◆ PROBLEM ◆
Only the lines from the line containing "Give me the matplotlib source for this chart." through the line containing "-23.2, -21.0, -19.0, -17.8, -17.0]" should be reproduced, please, with no pictures.

◆ SOURCE MATERIAL ◆
begin

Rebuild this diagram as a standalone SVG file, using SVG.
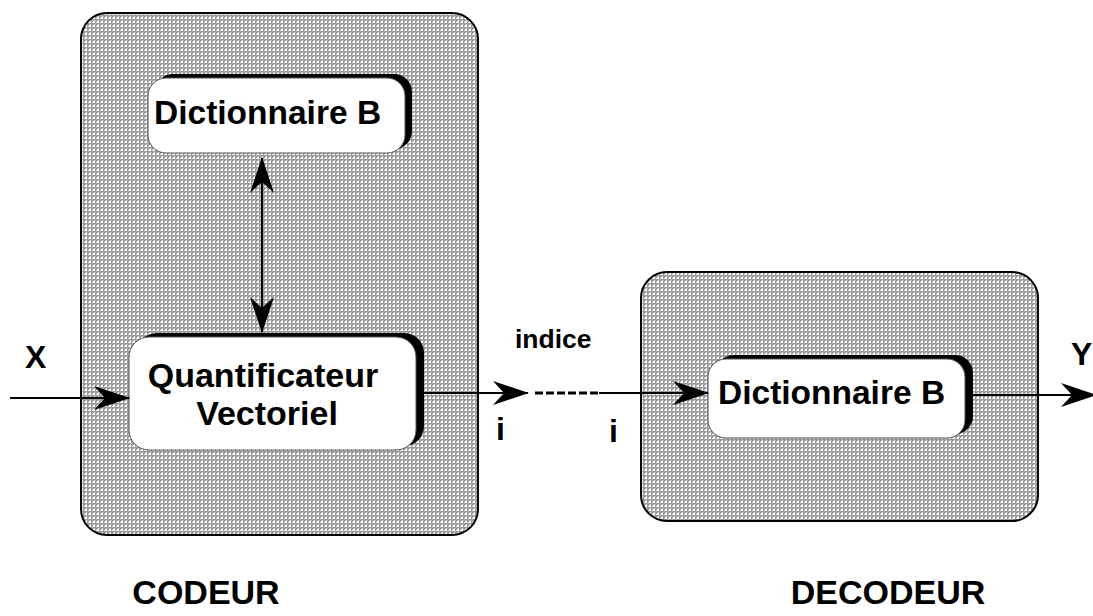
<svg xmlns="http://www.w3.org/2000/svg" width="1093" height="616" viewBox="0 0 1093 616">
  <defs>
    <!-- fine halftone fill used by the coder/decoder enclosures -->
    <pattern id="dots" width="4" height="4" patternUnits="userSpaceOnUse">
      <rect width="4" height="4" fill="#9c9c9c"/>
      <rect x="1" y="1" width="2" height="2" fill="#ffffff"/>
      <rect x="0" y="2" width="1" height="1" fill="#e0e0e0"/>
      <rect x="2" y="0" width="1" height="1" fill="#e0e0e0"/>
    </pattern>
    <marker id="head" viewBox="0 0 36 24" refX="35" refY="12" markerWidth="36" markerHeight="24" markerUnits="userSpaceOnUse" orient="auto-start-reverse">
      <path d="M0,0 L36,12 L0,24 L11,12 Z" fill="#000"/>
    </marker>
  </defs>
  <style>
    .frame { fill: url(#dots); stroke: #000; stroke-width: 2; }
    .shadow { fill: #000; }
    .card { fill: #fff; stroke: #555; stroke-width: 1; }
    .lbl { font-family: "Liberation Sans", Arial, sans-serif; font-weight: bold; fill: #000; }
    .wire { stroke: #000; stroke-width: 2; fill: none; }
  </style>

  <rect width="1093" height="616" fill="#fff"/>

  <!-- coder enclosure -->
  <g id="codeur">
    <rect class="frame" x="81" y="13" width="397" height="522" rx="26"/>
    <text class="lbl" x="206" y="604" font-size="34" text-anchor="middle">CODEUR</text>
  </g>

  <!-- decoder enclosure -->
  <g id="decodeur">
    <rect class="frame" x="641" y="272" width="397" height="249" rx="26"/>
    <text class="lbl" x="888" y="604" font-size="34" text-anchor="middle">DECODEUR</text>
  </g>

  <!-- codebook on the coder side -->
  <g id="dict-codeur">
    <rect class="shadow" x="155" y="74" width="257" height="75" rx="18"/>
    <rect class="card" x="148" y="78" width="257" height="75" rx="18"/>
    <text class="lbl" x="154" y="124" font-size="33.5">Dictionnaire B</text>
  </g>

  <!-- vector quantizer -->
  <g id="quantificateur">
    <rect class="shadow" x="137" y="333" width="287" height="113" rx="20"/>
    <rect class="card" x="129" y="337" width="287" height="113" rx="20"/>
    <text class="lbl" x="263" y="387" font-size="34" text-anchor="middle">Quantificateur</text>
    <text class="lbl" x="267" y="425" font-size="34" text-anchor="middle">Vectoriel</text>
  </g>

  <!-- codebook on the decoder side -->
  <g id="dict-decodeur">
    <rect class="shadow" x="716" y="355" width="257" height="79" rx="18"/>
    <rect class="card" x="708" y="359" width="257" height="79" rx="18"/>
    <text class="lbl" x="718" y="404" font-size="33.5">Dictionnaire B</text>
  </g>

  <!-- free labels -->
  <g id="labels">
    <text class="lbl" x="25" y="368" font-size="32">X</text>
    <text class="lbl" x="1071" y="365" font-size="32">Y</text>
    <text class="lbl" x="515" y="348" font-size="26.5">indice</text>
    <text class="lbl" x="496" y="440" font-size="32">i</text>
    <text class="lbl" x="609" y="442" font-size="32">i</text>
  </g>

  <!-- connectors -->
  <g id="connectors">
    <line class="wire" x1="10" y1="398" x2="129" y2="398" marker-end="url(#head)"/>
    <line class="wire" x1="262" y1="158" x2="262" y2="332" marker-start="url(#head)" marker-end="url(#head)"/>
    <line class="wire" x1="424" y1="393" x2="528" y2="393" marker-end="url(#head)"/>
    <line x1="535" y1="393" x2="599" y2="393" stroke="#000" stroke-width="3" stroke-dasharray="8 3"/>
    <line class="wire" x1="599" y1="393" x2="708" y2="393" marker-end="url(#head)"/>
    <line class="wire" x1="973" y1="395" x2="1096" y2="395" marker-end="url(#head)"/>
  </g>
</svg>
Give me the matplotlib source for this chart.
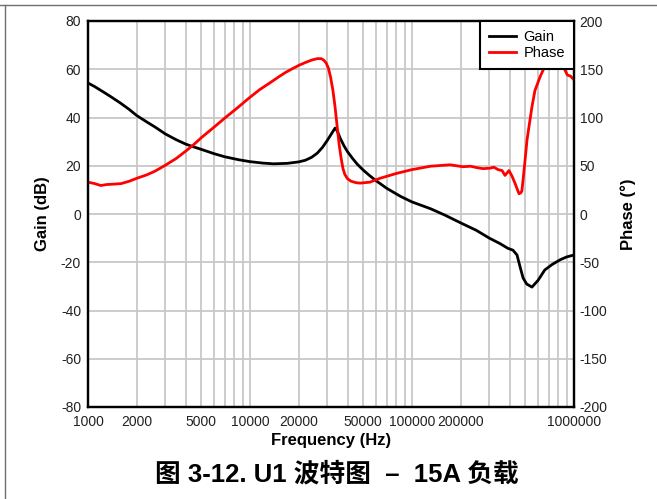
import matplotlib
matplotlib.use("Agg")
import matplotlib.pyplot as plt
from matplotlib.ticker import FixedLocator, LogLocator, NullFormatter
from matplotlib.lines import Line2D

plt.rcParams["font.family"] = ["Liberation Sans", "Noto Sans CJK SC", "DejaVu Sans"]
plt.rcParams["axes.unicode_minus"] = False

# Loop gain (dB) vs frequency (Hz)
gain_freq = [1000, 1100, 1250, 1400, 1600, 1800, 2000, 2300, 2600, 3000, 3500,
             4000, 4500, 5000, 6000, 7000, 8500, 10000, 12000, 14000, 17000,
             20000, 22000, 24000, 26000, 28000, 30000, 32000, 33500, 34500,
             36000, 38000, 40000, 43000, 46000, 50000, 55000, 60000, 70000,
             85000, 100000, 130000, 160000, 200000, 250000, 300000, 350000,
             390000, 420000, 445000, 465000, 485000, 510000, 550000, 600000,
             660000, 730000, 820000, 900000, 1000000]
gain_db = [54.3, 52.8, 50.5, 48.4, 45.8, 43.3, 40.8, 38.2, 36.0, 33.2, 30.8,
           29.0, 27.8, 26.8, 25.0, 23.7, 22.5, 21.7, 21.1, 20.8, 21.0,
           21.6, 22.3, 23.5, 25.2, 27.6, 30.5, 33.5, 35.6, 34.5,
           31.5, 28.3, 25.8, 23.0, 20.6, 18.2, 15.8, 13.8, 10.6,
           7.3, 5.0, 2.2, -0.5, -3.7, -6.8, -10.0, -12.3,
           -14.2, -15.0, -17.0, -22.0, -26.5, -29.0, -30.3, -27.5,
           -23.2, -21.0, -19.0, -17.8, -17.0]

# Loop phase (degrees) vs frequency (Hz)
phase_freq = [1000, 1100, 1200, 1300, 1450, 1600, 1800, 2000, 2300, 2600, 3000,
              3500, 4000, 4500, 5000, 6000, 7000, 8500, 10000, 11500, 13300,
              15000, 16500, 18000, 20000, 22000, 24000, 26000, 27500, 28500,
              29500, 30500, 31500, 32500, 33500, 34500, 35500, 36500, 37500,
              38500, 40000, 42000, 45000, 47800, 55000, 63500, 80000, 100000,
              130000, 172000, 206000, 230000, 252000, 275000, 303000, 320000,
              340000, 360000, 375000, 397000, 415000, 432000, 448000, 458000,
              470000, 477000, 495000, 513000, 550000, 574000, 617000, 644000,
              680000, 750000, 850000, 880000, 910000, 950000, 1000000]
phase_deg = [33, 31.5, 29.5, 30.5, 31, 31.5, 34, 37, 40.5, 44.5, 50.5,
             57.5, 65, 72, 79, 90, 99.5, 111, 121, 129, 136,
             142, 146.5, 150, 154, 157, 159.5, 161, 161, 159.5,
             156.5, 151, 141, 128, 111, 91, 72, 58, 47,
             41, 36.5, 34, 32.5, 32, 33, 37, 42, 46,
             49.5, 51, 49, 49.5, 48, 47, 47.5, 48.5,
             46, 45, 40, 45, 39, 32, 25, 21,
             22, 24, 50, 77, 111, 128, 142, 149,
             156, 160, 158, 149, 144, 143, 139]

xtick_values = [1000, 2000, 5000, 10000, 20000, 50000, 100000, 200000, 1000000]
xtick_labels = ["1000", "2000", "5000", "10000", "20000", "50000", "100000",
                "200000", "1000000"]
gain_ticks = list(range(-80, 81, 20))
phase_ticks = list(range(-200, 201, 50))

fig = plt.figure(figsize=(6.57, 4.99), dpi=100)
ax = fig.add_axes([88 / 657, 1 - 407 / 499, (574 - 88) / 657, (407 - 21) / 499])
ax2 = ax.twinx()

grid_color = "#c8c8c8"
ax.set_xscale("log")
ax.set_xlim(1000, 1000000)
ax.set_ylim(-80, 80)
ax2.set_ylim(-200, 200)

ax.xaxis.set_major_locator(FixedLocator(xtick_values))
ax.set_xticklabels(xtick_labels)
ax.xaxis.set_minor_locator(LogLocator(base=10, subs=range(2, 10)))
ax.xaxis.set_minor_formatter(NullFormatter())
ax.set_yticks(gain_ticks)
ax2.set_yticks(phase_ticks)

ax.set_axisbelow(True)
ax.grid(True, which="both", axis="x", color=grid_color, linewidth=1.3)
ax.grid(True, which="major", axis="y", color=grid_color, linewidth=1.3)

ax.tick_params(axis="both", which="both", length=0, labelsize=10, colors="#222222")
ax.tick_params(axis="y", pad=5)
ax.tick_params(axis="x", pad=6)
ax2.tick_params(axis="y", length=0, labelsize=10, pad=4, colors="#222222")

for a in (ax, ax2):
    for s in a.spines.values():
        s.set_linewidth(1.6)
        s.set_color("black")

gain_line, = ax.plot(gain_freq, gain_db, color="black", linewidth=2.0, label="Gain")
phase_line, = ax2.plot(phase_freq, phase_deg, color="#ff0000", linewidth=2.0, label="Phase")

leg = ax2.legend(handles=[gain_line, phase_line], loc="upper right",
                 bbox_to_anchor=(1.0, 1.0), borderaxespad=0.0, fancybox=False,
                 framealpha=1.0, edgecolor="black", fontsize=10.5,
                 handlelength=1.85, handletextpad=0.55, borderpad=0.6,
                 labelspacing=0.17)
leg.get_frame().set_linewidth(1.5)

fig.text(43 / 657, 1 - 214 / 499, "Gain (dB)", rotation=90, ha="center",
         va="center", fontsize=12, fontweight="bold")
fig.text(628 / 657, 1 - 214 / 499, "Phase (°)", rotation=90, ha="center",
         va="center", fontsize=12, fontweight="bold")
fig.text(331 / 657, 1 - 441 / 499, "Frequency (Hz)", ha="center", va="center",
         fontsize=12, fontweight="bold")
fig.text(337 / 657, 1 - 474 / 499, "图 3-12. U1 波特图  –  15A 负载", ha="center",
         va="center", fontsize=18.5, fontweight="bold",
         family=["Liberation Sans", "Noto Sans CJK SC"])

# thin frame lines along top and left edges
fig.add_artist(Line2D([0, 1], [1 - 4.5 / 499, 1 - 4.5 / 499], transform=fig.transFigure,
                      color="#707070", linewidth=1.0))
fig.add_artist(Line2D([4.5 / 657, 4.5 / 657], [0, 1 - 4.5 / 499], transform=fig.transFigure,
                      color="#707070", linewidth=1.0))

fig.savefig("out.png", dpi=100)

end

◆ FINISHED ANSWER ◆
Give me the matplotlib source for this chart.
import matplotlib
matplotlib.use("Agg")
import matplotlib.pyplot as plt
from matplotlib.ticker import FixedLocator, LogLocator, NullFormatter
from matplotlib.lines import Line2D

plt.rcParams["font.family"] = ["Liberation Sans", "Noto Sans CJK SC", "DejaVu Sans"]
plt.rcParams["axes.unicode_minus"] = False

# Loop gain (dB) vs frequency (Hz)
gain_freq = [1000, 1100, 1250, 1400, 1600, 1800, 2000, 2300, 2600, 3000, 3500,
             4000, 4500, 5000, 6000, 7000, 8500, 10000, 12000, 14000, 17000,
             20000, 22000, 24000, 26000, 28000, 30000, 32000, 33500, 34500,
             36000, 38000, 40000, 43000, 46000, 50000, 55000, 60000, 70000,
             85000, 100000, 130000, 160000, 200000, 250000, 300000, 350000,
             390000, 420000, 445000, 465000, 485000, 510000, 550000, 600000,
             660000, 730000, 820000, 900000, 1000000]
gain_db = [54.3, 52.8, 50.5, 48.4, 45.8, 43.3, 40.8, 38.2, 36.0, 33.2, 30.8,
           29.0, 27.8, 26.8, 25.0, 23.7, 22.5, 21.7, 21.1, 20.8, 21.0,
           21.6, 22.3, 23.5, 25.2, 27.6, 30.5, 33.5, 35.6, 34.5,
           31.5, 28.3, 25.8, 23.0, 20.6, 18.2, 15.8, 13.8, 10.6,
           7.3, 5.0, 2.2, -0.5, -3.7, -6.8, -10.0, -12.3,
           -14.2, -15.0, -17.0, -22.0, -26.5, -29.0, -30.3, -27.5,
           -23.2, -21.0, -19.0, -17.8, -17.0]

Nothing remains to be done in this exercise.